Melissa Norman and Christopher M Marcum
Planning Commissioner Melissa Norman speaks with Meadowbrook Golf Course owner Christopher Marcum at Wednesday's meeting.

A proposed two-story driving range at Meadowbrook Golf Course cleared its first hurdle for development and could be the key to keeping the course running. 

The Alachua County Planning Commission voted 5-3 on Wednesday to approve a major amendment on the property that would combine existing amenities of the golf course into one building. The meeting lasted four hours with only one item of discussion and several parties speaking. 

The new facility would house driving range bays along with food and drink service like the one operated at the golf clubhouse in the past. 

The business could operate at night with glow in the dark golf balls and targets. Tracer technology would also show the golf ball path and where it hits on TVs in the bays. 

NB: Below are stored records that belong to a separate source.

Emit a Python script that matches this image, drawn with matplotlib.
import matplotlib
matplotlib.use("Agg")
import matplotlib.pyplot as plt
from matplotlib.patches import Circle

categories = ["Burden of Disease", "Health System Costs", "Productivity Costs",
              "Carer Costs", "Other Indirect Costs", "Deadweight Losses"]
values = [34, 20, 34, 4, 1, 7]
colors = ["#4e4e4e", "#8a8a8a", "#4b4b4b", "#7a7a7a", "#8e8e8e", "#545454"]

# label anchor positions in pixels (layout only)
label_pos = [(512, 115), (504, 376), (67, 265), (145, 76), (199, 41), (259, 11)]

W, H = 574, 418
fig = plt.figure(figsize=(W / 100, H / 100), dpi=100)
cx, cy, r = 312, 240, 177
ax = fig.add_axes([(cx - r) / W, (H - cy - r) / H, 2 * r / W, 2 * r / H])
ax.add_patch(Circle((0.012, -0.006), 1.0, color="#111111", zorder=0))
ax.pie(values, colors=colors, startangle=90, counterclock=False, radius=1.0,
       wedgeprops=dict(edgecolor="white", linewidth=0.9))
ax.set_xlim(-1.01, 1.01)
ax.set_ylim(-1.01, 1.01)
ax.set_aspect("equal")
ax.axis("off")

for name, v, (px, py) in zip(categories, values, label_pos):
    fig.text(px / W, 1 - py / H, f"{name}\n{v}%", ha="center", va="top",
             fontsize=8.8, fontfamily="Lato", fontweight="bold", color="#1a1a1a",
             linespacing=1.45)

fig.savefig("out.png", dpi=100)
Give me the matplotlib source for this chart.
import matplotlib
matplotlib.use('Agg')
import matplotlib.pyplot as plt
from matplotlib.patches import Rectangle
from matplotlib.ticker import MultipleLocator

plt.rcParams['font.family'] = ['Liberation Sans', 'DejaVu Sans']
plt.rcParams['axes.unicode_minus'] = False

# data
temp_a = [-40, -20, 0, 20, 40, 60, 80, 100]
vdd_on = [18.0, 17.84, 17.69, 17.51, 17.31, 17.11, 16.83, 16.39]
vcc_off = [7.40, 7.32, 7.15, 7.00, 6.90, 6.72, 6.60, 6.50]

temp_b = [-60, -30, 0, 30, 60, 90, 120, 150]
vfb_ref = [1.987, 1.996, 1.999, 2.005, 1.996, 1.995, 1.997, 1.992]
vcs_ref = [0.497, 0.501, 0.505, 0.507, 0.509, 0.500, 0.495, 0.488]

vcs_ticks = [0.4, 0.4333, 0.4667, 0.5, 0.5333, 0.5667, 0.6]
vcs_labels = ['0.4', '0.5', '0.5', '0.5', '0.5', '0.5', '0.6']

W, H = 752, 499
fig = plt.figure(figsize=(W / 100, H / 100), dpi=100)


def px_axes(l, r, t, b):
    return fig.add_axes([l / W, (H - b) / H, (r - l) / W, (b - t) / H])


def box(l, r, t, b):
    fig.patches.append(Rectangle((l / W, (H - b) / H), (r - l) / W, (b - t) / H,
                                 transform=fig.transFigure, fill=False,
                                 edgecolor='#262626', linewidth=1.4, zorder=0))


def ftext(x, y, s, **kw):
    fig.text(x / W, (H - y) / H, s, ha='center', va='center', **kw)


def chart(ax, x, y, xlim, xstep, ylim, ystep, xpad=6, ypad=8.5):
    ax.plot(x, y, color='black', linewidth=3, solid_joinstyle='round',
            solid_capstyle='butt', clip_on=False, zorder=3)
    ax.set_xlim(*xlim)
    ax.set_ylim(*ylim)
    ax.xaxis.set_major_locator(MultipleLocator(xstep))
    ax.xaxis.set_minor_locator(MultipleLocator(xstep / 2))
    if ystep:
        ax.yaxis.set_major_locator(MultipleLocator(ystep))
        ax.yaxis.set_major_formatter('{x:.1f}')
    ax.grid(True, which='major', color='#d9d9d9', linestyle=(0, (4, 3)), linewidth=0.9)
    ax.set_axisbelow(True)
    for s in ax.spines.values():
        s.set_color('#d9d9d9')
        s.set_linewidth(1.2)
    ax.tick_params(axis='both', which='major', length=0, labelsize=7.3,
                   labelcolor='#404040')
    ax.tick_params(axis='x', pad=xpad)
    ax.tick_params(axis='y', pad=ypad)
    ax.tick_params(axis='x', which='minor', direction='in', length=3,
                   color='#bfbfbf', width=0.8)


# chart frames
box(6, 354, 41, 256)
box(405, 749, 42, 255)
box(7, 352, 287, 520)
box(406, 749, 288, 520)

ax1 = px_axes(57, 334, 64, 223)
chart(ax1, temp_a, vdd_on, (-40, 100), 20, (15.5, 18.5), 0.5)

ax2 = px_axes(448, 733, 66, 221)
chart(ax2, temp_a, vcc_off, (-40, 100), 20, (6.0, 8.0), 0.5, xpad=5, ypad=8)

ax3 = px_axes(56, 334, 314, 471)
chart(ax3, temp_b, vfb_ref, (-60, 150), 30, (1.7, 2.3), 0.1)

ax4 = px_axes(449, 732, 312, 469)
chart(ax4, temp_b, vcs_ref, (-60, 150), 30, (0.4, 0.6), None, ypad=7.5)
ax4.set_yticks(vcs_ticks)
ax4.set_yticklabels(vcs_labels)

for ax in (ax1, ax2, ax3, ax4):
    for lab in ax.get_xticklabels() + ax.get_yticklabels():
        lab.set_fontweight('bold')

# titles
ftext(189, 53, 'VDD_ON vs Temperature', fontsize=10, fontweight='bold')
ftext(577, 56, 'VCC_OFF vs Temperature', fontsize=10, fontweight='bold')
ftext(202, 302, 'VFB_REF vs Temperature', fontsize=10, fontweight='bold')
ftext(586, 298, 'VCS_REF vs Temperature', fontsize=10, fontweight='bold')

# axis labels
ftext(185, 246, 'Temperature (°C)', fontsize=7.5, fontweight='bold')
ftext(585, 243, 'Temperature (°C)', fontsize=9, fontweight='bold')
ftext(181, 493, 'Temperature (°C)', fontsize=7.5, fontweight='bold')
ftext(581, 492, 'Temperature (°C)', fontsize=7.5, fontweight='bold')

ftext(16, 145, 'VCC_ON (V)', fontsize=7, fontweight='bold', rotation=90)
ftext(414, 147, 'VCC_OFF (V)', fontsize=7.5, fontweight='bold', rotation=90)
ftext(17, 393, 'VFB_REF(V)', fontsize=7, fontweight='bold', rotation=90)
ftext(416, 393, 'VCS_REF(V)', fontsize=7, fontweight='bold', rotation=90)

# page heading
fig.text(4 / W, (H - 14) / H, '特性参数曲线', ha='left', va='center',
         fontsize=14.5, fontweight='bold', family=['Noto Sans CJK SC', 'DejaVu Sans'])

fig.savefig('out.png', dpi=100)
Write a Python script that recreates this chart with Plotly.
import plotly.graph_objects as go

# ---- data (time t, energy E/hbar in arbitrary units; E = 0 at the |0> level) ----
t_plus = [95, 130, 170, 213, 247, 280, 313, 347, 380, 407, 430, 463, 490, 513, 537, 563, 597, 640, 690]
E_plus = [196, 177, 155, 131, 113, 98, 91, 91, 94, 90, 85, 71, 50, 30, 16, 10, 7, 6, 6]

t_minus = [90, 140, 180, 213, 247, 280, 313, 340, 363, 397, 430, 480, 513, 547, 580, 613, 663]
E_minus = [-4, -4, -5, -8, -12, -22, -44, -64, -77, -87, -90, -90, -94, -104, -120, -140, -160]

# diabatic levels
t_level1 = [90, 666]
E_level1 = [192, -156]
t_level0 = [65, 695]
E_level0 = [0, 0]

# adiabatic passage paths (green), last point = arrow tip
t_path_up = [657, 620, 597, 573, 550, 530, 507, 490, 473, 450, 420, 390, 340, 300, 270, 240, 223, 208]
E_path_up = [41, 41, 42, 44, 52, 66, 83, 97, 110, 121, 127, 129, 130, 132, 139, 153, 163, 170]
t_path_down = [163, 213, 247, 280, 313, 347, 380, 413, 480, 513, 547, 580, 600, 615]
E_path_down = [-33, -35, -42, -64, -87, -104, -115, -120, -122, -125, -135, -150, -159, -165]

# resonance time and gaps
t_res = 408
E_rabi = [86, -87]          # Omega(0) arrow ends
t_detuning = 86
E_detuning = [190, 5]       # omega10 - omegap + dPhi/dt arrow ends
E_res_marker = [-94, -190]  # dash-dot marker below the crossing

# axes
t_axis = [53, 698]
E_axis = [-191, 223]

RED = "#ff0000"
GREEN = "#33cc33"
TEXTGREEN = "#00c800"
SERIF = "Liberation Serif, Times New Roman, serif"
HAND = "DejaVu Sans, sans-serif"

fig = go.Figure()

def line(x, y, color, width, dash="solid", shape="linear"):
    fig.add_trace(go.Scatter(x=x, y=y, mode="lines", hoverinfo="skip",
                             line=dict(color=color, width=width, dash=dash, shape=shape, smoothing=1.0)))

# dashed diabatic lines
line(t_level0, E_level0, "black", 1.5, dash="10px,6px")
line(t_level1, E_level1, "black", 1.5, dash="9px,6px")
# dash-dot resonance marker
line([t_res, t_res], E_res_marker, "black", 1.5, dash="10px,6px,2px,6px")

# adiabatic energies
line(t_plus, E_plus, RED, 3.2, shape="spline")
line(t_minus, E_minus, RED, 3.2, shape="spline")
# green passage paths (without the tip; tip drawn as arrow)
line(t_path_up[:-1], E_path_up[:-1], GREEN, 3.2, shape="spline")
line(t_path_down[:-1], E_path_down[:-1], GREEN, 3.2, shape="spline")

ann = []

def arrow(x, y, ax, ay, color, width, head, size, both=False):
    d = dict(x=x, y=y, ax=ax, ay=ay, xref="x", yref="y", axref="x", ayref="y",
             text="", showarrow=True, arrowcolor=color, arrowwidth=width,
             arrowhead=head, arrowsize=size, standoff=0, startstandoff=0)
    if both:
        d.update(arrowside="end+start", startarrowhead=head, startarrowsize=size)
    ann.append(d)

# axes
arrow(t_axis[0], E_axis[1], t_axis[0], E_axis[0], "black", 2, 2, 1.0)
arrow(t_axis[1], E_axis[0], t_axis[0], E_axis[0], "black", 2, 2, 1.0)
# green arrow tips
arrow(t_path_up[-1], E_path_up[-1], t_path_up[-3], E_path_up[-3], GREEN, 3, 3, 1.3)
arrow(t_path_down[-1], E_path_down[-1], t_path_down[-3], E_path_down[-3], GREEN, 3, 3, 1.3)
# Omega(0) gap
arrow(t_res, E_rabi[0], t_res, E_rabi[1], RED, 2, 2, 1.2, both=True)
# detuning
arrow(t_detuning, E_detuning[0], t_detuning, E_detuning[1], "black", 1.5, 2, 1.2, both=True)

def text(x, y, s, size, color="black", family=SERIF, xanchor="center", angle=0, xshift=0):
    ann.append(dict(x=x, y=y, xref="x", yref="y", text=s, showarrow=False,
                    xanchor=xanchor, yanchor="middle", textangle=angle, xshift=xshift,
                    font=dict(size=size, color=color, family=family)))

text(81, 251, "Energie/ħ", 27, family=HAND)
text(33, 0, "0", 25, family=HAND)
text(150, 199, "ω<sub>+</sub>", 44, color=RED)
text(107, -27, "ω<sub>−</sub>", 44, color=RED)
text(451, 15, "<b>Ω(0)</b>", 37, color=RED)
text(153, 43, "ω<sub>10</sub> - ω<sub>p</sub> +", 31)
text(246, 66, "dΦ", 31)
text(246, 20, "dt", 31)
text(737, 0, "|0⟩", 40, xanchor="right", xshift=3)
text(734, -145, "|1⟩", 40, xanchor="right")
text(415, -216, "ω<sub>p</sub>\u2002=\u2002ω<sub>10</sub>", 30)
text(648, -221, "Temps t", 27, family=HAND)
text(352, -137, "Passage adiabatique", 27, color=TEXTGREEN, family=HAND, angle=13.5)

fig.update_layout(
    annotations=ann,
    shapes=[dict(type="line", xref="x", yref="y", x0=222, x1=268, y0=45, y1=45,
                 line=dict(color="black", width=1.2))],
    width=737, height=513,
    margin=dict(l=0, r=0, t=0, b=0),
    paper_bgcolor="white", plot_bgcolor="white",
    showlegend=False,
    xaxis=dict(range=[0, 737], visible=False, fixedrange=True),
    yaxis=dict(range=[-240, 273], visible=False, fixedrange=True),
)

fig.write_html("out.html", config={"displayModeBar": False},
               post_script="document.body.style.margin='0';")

Christopher Marcum, owner of Meadowbrook, said the new facility would allow him to keep the business financially viable. He told the commission that the course had flooded five times in the last six years for a minimum of 14 days each time. 

After Hurricane Elsa in July 2021, the golf course stayed closed. 

“For me, the only way the course is sustainable is if we can come to a golf course use stream of revenue on the high part of the property,” Marcum said. 

He said this would allow the course to generate revenue and keep staff employed when flooding closes parts of the course. 

Staff approved the amendment with some conditions. Marcum agreed with many conditions but wanted to keep current plans for the number of bays and hours of operation. 

Marcum proposed 26 bays while county staff pegged the number at 18. Staff also wanted to cut the closing time by one hour—closing at 10 p.m. from Sunday to Thursday and 11 p.m. on Friday and Saturday. 

Staff conditions also required a netting around the driving range, no amplified sound, a wastewater study during the developmental plan review and keeping a current copse of trees. 

The first staff condition would close the driving range facility if the golf course stops operating, and staff will work with the owner to nail down wording on the section. 

The golf course intertwines with a residential community—Meadowbrook at Gainesville. Many in the community expressed similar concerns that staff addressed. One community objection concerns parking. 

The golf course has a partial easement on a 92-space parking lot used for the community clubhouse along with 10 extra lots. The shared parking lot provides access to the private roads of the community that have gates at two other entrances. 

Residents worried the new driving range would clog parking and potentially increase traffic within the community. Some residents said the community already faced issues of golfers parking within the neighborhood in the past. 

The driving range facility could mean lowered property value, according to some residents—with tall netting and the facility ruining the golf course view. But without the new driving bays, the golf course might not operate which would also drive down home value. 

Commissioner Raymond Walsh moved the staff’s recommendation while amending the number of bays to 26 at Commissioner James Ingle’s request, and directing staff to not include the current 92-space parking lot in its study. 

After amending its proposal with staff and finishing the development plan, the proposal will go before the Alachua County Board of County Commissioners for final approval.